## WRITTEN INSTRUCTION
Spot every line with the word "source" and return it.

## INPUT DATA
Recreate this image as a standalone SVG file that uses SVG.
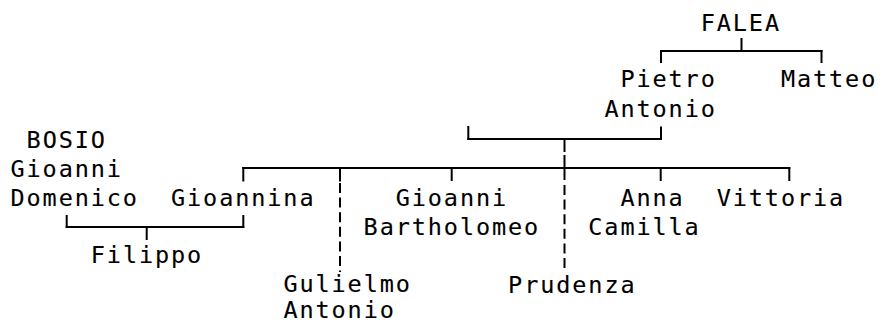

...

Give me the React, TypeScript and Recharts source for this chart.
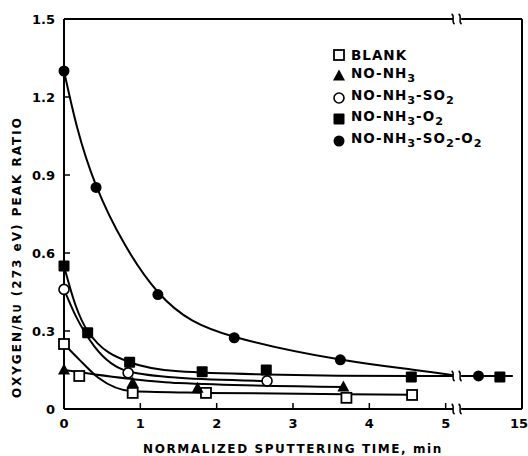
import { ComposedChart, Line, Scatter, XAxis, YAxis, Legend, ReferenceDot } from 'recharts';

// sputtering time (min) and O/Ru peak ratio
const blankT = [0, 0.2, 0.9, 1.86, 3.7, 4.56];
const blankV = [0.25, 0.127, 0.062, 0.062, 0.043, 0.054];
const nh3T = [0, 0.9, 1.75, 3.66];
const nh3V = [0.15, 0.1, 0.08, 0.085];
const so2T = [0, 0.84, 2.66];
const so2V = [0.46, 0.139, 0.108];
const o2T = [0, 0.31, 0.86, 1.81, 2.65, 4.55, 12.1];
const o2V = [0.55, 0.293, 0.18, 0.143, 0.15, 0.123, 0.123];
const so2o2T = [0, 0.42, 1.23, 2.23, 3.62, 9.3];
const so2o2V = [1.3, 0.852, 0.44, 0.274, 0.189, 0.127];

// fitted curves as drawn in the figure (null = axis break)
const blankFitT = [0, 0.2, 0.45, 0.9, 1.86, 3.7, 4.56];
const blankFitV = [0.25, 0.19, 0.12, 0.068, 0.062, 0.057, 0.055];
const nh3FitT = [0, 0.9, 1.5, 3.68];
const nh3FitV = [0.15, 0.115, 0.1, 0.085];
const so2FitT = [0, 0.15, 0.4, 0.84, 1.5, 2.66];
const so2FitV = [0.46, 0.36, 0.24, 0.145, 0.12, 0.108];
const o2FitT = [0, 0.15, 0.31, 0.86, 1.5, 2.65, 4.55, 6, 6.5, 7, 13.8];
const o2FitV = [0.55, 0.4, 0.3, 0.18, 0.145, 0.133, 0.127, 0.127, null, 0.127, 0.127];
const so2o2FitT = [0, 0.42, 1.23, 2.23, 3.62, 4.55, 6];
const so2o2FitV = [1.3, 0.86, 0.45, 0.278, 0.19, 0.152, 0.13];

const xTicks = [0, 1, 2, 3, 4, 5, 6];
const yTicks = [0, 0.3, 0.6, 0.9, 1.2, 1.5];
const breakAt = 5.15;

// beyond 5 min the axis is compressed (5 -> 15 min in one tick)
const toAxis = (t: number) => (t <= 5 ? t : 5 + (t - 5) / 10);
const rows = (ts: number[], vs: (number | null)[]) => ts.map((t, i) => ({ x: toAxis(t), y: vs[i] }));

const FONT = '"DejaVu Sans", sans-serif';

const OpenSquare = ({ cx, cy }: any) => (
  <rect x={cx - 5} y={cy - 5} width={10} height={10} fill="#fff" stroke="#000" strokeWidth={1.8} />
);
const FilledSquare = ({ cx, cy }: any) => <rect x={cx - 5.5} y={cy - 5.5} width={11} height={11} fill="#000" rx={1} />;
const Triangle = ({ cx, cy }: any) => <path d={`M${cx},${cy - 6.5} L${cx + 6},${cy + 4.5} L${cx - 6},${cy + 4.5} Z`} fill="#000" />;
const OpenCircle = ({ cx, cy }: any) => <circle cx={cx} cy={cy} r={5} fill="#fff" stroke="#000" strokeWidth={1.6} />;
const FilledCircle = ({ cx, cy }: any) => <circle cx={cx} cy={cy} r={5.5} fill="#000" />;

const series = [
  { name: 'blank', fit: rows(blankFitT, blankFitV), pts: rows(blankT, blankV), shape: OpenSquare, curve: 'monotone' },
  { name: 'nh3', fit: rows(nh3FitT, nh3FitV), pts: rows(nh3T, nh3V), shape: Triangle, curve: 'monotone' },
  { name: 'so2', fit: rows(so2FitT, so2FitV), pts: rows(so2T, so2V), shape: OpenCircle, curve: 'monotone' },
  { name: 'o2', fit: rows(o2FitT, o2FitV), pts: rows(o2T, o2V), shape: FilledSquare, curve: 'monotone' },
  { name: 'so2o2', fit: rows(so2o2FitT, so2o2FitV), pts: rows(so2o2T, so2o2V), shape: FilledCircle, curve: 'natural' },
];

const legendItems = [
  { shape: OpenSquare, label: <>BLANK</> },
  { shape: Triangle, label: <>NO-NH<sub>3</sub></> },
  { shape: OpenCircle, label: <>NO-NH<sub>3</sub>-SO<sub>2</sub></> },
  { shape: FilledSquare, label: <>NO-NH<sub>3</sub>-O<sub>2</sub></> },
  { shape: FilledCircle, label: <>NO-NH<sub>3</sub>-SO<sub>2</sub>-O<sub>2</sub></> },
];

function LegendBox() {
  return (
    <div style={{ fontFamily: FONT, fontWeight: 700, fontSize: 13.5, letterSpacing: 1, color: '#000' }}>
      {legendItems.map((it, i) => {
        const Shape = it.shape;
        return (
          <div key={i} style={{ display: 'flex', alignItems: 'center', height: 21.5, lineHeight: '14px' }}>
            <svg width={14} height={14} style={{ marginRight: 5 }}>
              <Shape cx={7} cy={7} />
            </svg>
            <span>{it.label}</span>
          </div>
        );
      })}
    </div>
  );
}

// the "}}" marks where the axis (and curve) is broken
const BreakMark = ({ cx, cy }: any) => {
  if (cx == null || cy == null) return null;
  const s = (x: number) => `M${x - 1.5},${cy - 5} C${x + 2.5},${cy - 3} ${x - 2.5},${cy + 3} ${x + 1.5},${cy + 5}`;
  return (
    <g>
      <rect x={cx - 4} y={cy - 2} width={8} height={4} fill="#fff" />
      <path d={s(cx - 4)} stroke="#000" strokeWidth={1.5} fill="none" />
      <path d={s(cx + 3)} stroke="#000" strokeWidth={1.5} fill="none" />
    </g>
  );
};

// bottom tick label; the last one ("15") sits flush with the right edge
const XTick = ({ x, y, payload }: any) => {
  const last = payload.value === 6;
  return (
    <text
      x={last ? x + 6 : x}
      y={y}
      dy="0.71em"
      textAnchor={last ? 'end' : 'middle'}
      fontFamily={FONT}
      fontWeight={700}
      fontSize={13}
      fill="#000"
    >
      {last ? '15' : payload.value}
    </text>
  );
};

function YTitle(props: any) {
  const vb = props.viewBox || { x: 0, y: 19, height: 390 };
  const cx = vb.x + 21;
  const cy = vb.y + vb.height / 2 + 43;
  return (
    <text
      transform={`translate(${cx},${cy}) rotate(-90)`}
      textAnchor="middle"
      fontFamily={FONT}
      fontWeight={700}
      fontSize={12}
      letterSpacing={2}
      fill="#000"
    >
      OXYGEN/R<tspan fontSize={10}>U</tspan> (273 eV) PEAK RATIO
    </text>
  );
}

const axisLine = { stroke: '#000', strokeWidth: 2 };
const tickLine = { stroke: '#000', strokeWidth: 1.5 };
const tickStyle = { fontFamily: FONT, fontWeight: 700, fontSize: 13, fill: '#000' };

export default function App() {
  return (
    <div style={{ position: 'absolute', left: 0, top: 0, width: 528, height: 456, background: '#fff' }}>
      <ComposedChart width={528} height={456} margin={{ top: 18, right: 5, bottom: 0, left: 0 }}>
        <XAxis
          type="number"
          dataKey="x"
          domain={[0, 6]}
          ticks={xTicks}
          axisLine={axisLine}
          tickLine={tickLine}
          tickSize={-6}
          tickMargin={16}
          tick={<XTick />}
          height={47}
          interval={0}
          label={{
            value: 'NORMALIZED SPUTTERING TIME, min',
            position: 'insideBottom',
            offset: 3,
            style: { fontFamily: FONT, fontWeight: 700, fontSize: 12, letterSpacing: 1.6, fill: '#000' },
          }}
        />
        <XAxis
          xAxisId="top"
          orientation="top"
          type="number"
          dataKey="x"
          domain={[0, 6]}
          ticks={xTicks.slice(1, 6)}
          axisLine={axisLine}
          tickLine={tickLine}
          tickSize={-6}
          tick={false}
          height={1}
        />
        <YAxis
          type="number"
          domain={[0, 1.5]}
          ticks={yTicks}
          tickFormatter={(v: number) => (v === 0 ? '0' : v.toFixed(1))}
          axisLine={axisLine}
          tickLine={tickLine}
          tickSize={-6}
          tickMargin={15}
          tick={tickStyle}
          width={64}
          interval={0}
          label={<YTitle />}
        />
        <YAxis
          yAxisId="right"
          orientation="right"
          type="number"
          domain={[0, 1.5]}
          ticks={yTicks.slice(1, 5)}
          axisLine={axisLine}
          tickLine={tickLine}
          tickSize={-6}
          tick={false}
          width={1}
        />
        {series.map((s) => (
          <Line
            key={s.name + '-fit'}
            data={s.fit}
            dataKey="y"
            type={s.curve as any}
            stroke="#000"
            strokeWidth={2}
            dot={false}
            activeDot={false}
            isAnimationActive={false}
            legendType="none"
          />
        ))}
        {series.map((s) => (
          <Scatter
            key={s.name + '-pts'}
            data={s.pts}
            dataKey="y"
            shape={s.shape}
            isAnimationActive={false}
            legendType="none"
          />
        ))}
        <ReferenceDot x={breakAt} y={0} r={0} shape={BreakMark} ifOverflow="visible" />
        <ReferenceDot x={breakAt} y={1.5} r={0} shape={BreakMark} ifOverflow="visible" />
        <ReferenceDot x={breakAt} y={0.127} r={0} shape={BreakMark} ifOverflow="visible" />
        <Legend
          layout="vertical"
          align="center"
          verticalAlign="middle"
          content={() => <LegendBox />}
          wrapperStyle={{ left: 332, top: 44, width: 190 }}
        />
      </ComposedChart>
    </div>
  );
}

==

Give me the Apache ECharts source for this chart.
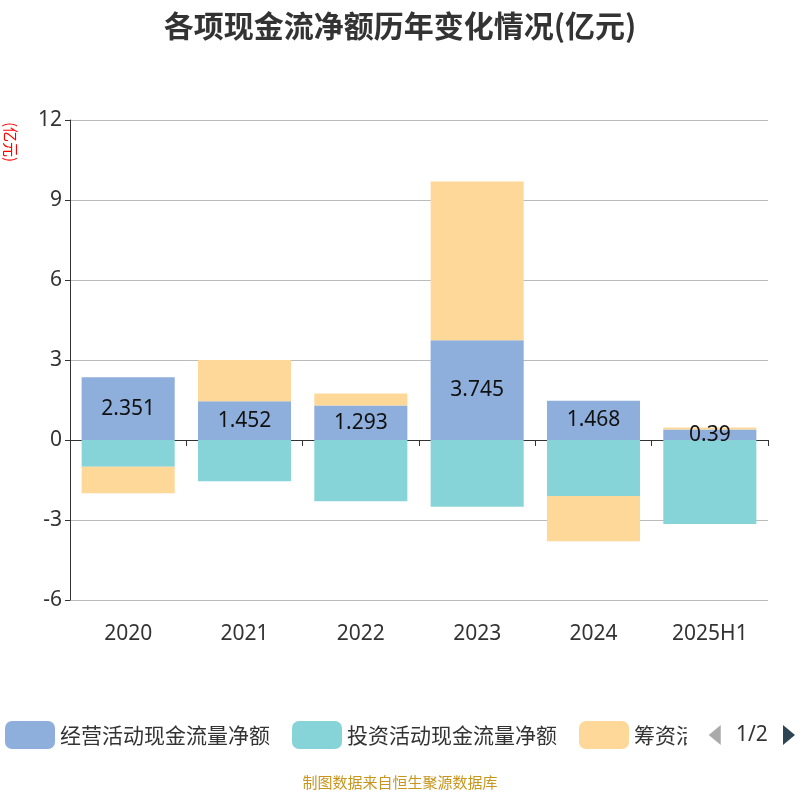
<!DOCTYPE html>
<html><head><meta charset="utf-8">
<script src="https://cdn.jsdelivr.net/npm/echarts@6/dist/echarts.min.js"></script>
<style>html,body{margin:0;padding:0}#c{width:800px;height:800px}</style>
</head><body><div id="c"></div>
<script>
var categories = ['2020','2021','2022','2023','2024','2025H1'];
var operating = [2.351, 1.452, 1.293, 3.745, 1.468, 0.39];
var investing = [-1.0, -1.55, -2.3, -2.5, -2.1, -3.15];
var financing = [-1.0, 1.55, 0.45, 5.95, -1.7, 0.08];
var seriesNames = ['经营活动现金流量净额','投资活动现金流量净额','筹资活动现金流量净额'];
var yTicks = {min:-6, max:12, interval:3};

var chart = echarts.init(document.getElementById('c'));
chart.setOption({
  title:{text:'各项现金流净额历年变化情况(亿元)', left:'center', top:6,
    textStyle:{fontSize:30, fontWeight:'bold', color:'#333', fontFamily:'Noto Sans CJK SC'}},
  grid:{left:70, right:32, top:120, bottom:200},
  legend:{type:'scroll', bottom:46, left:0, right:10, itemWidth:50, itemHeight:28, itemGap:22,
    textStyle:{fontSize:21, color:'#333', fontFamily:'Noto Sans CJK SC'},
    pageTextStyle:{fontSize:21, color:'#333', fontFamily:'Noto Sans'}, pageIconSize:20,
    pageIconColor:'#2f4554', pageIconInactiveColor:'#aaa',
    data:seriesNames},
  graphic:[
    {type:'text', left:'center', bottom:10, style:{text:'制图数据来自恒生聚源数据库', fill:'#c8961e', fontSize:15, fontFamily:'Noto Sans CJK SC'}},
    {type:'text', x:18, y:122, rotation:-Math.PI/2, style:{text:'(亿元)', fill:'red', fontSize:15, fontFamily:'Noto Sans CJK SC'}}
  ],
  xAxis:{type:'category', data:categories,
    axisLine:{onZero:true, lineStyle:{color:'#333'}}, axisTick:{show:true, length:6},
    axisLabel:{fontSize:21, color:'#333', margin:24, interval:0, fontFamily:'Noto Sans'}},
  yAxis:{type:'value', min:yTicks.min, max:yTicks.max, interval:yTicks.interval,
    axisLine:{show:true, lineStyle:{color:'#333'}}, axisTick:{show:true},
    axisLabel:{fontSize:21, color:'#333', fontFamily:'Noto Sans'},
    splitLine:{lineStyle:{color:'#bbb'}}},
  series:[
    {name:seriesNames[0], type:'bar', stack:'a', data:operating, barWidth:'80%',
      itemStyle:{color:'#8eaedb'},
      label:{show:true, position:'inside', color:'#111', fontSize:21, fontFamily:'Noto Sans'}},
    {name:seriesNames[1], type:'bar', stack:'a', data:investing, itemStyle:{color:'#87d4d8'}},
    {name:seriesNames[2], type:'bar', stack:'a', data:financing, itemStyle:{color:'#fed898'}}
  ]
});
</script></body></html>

## ANSWER IN FULL
Give me the React, TypeScript and Recharts source for this chart.
Give me the Apache ECharts source for this chart.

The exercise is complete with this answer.